A commencer par ceux de Marijn Janssen et Haiko van der Voort. Ces chercheurs en management public à l’Université de Delft ont analysé l’agilité et l’adaptabilité des États à gérer la crise sanitaire. A travers l’exemple des pouvoirs publics des Pays-Bas, ils montrent comment une gouvernance qui s’adapte avec succès à une crise implique à la fois une capacité à apporter des décisions rapides et des analyses pertinentes, à la fois une centralisation et une décentralisation des processus de décision, à la fois de l’innovation et de la bureaucratie.
Leur collègue Geert Bouckaert prophétise quant à lui un retour de l’État face aux situations de crises – du 11 septembre 2001 à la Covid 19 en passant par la crise bancaire de 2008 ou la catastrophe de Fukushima de 2011. Pour lui, l’efficacité de l’État n’est plus à démontrer : (« the state is back » proclame-t-il même ! Même son de cloche chez l’Américain Xueguang Zhou de l’Université de Standford, qui décortique les mécanismes finalement bien huilés, l’efficacité et les capacités de résilience de la bureaucratie face à l’émergence de la crise sanitaire. D’autres encore, comme le chercheur en droit public Ahmed Mohammad Abdou, pointent par ailleurs la pertinence de la réponse de l’organisation bureaucratique à la gestion de la crise de la Covid 19, dans le contexte du e-gouvernement.
En somme, et pour conclure ce billet, ces travaux invitent donc à requestionner le rôle de la bureaucratie face aux crises actuelles et à l’engouement pour les nouvelles pratiques managériales (dont les précédents billets du manager ne se font que partiellement l’écho). Empruntant à Kafka qui écrit que chaque révolution s’évapore en laissant derrière elle le dépôt d’une nouvelle bureaucratie, on peut légitimement continuer à s’interroger sur ce qui restera de la bureaucratie du 21e siècle. Une « maison des fous » à la Astérix et Obélix ? Espérons que non…

POUR ALLER PLUS LOIN :
Abdou, Ahmed Mohammad. 2021. « Good Governance and COVID-19: The Digital Bureaucracy to Response the Pandemic (Singapore as a Model) ». Journal of Public Affairs 21(4): e2656.
Bouckaert, Geert. 2022. « The Neo-Weberian State: From Ideal Type Model to Reality? » https://www.ucl.ac.uk/bartlett/public-purpose/publications/2022/jun/neo-weberian-state-ideal-type-model-reality (23 septembre 2022).

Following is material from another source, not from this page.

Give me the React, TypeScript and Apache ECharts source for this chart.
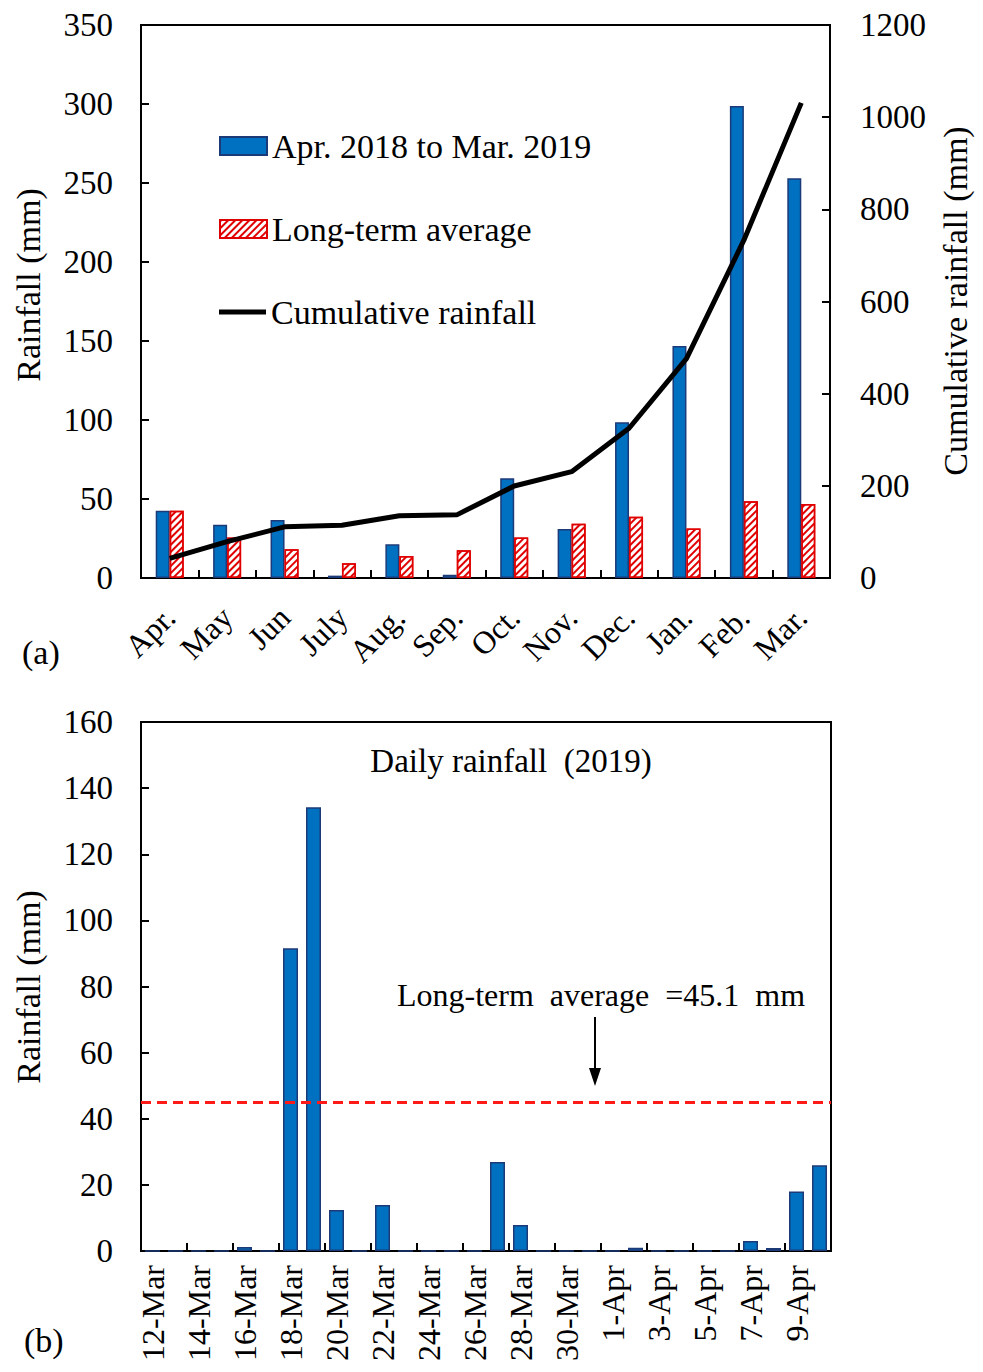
import React, { useEffect, useRef } from 'react';
import * as echarts from 'echarts';

// Monthly rainfall, April 2018 – March 2019 (mm)
const months = ['Apr.', 'May', 'Jun', 'July', 'Aug.', 'Sep.', 'Oct.', 'Nov.', 'Dec.', 'Jan.', 'Feb.', 'Mar.'];
const monthlyRain = [42.6, 33.7, 36.7, 1.5, 21.3, 2.1, 63.1, 31.0, 98.5, 146.8, 298.7, 253.0];
const longTermAvg = [42.6, 25.7, 18.2, 9.3, 13.9, 17.5, 25.7, 34.4, 38.8, 31.4, 48.5, 46.8];
const cumulativeRain = [42.7, 78.8, 111, 114.6, 135, 137, 199.6, 230.7, 325, 476, 733, 1031];

// Daily rainfall, 12 March – 10 April 2019 (mm)
const days = [
  '12-Mar', '13-Mar', '14-Mar', '15-Mar', '16-Mar', '17-Mar', '18-Mar', '19-Mar', '20-Mar', '21-Mar',
  '22-Mar', '23-Mar', '24-Mar', '25-Mar', '26-Mar', '27-Mar', '28-Mar', '29-Mar', '30-Mar', '31-Mar',
  '1-Apr', '2-Apr', '3-Apr', '4-Apr', '5-Apr', '6-Apr', '7-Apr', '8-Apr', '9-Apr', '10-Apr',
];
const dailyRain = [
  0, 0, 0, 0, 1.2, 0, 91.6, 134.2, 12.4, 0,
  13.9, 0, 0, 0, 0, 26.9, 7.9, 0, 0, 0,
  0, 1.0, 0, 0, 0, 0, 3.0, 0.9, 18.0, 25.9,
];
const dailyLongTermAvg = 45.1;

const SERIES_MONTHLY = 'Apr. 2018 to Mar. 2019';
const SERIES_AVG = 'Long-term average';
const SERIES_CUM = 'Cumulative rainfall';

const FONT = "'Liberation Serif', 'Times New Roman', serif";
const BLUE = '#0070c0';
const BLUE_EDGE = '#1c3a78';
const RED = '#e00000';

const axisLine = { show: true, lineStyle: { color: '#000', width: 2 } };
const axisTick = { show: true, inside: true, length: 8, lineStyle: { color: '#000', width: 2 } };
const label = (extra: object) => ({ color: '#000', fontFamily: FONT, fontSize: 33, ...extra });
const plain = (v: number) => String(v);

// Rotated axis title drawn as a graphic text centred on (x, y)
const axisTitle = (text: string, x: number, y: number) => ({
  type: 'text',
  x,
  y,
  rotation: Math.PI / 2,
  style: {
    text,
    fill: '#000',
    fontFamily: FONT,
    fontSize: 34,
    align: 'center',
    verticalAlign: 'middle',
  },
});

export default function App() {
  const ref = useRef<HTMLDivElement>(null);

  useEffect(() => {
    if (!ref.current) return;
    const chart = echarts.init(ref.current, null, { renderer: 'svg' });

    const legendBase = {
      orient: 'vertical',
      padding: 0,
      itemWidth: 47,
      itemHeight: 18,
      selectedMode: false,
      textStyle: { color: '#000', fontFamily: FONT, fontSize: 34 },
    };

    chart.setOption({
      animation: false,
      backgroundColor: '#fff',
      textStyle: { fontFamily: FONT },
      grid: [
        { left: 141, top: 25, width: 689, height: 553, show: true, borderColor: '#000', borderWidth: 2 },
        { left: 141, top: 722, width: 690, height: 529, show: true, borderColor: '#000', borderWidth: 2 },
      ],
      legend: [
        { ...legendBase, left: 219, top: 129, data: [{ name: SERIES_MONTHLY, icon: 'rect' }] },
        { ...legendBase, left: 219, top: 212, data: [{ name: SERIES_AVG, icon: 'rect' }] },
        { ...legendBase, left: 219, top: 295, itemHeight: 5, data: [{ name: SERIES_CUM, icon: 'rect' }] },
      ],
      xAxis: [
        {
          type: 'category',
          gridIndex: 0,
          data: months,
          axisLine,
          axisTick,
          axisLabel: label({ rotate: 45, margin: 34, fontSize: 32, interval: 0, hideOverlap: false }),
        },
        {
          type: 'category',
          gridIndex: 1,
          data: days,
          axisLine,
          axisTick: { ...axisTick, interval: 1 },
          axisLabel: label({ rotate: 90, margin: 14, fontSize: 32, interval: 1 }),
        },
      ],
      yAxis: [
        {
          type: 'value',
          gridIndex: 0,
          min: 0,
          max: 350,
          interval: 50,
          splitLine: { show: false },
          axisLine,
          axisTick,
          axisLabel: label({ margin: 28, formatter: plain }),
        },
        {
          type: 'value',
          gridIndex: 0,
          position: 'right',
          min: 0,
          max: 1200,
          interval: 200,
          splitLine: { show: false },
          axisLine,
          axisTick,
          axisLabel: label({ margin: 30, formatter: plain }),
        },
        {
          type: 'value',
          gridIndex: 1,
          min: 0,
          max: 160,
          interval: 20,
          splitLine: { show: false },
          axisLine,
          axisTick,
          axisLabel: label({ margin: 28, formatter: plain }),
        },
      ],
      series: [
        {
          name: SERIES_MONTHLY,
          type: 'bar',
          xAxisIndex: 0,
          yAxisIndex: 0,
          data: monthlyRain,
          barWidth: 14,
          barGap: '0%',
          itemStyle: { color: BLUE, borderColor: BLUE_EDGE, borderWidth: 1.5 },
        },
        {
          name: SERIES_AVG,
          type: 'bar',
          xAxisIndex: 0,
          yAxisIndex: 0,
          data: longTermAvg,
          barWidth: 14,
          barGap: '0%',
          itemStyle: {
            color: '#ffffff',
            borderColor: RED,
            borderWidth: 1.5,
            decal: {
              symbol: 'rect',
              symbolSize: 1,
              color: RED,
              dashArrayX: [1, 0],
              dashArrayY: [1.5, 3],
              rotation: -Math.PI / 4,
            },
          },
        },
        {
          name: SERIES_CUM,
          type: 'line',
          xAxisIndex: 0,
          yAxisIndex: 1,
          data: cumulativeRain,
          symbol: 'none',
          showSymbol: false,
          itemStyle: { color: '#000' },
          lineStyle: { color: '#000', width: 5 },
          z: 5,
        },
        {
          name: 'Daily rainfall (2019)',
          type: 'bar',
          xAxisIndex: 1,
          yAxisIndex: 2,
          data: dailyRain,
          barWidth: 15,
          itemStyle: { color: BLUE, borderColor: BLUE_EDGE, borderWidth: 1.5 },
          markLine: {
            silent: true,
            symbol: ['none', 'none'],
            label: { show: false },
            lineStyle: { color: '#ff1a1a', type: [10, 6], width: 3 },
            data: [{ yAxis: dailyLongTermAvg }],
          },
        },
      ],
      graphic: [
        axisTitle('Rainfall (mm)', 28, 285),
        axisTitle('Cumulative rainfall (mm)', 955, 301),
        axisTitle('Rainfall (mm)', 28, 987),
        {
          type: 'text',
          x: 22,
          y: 652,
          style: { text: '(a)', fill: '#000', fontFamily: FONT, fontSize: 34, verticalAlign: 'middle' },
        },
        {
          type: 'text',
          x: 24,
          y: 1340,
          style: { text: '(b)', fill: '#000', fontFamily: FONT, fontSize: 34, verticalAlign: 'middle' },
        },
        {
          type: 'text',
          x: 511,
          y: 761,
          style: {
            text: 'Daily rainfall  (2019)',
            fill: '#000',
            fontFamily: FONT,
            fontSize: 33,
            align: 'center',
            verticalAlign: 'middle',
          },
        },
        {
          type: 'text',
          x: 601,
          y: 995,
          style: {
            text: 'Long-term  average  =45.1  mm',
            fill: '#000',
            fontFamily: FONT,
            fontSize: 32,
            align: 'center',
            verticalAlign: 'middle',
          },
        },
        {
          type: 'line',
          shape: { x1: 595, y1: 1017, x2: 595, y2: 1072 },
          style: { stroke: '#000', lineWidth: 2 },
        },
        {
          type: 'polygon',
          shape: { points: [[589, 1068], [601, 1068], [595, 1086]] },
          style: { fill: '#000' },
        },
      ],
    });

    return () => chart.dispose();
  }, []);

  return (
    <div
      ref={ref}
      style={{ position: 'absolute', left: 0, top: 0, width: 983, height: 1372, background: '#fff' }}
    />
  );
}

Damanpour, F. 1991. « ORGANIZATIONAL INNOVATION: A META-ANALYSIS OF EFFECTS OF DETERMINANTS AND MODERATORS. » Academy of Management Journal 34(3): 555‑90.
Janssen, Marijn, et Haiko van der Voort. 2020. « Agile and Adaptive Governance in Crisis Response: Lessons from the COVID-19 Pandemic ». International Journal of Information Management 55: 102180.
Khosravi, Pouria, Cameron Newton, et Azadeh Rezvani. 2019. « Management Innovation: A Systematic Review and Meta-Analysis of Past Decades of Research ». European Management Journal 37(6): 694‑707.
Zhou, Xueguang. 2020. « Organizational Response to COVID-19 Crisis: Reflections on the Chinese Bureaucracy and Its Resilience ». Management and Organization Review 16(3): 473‑84.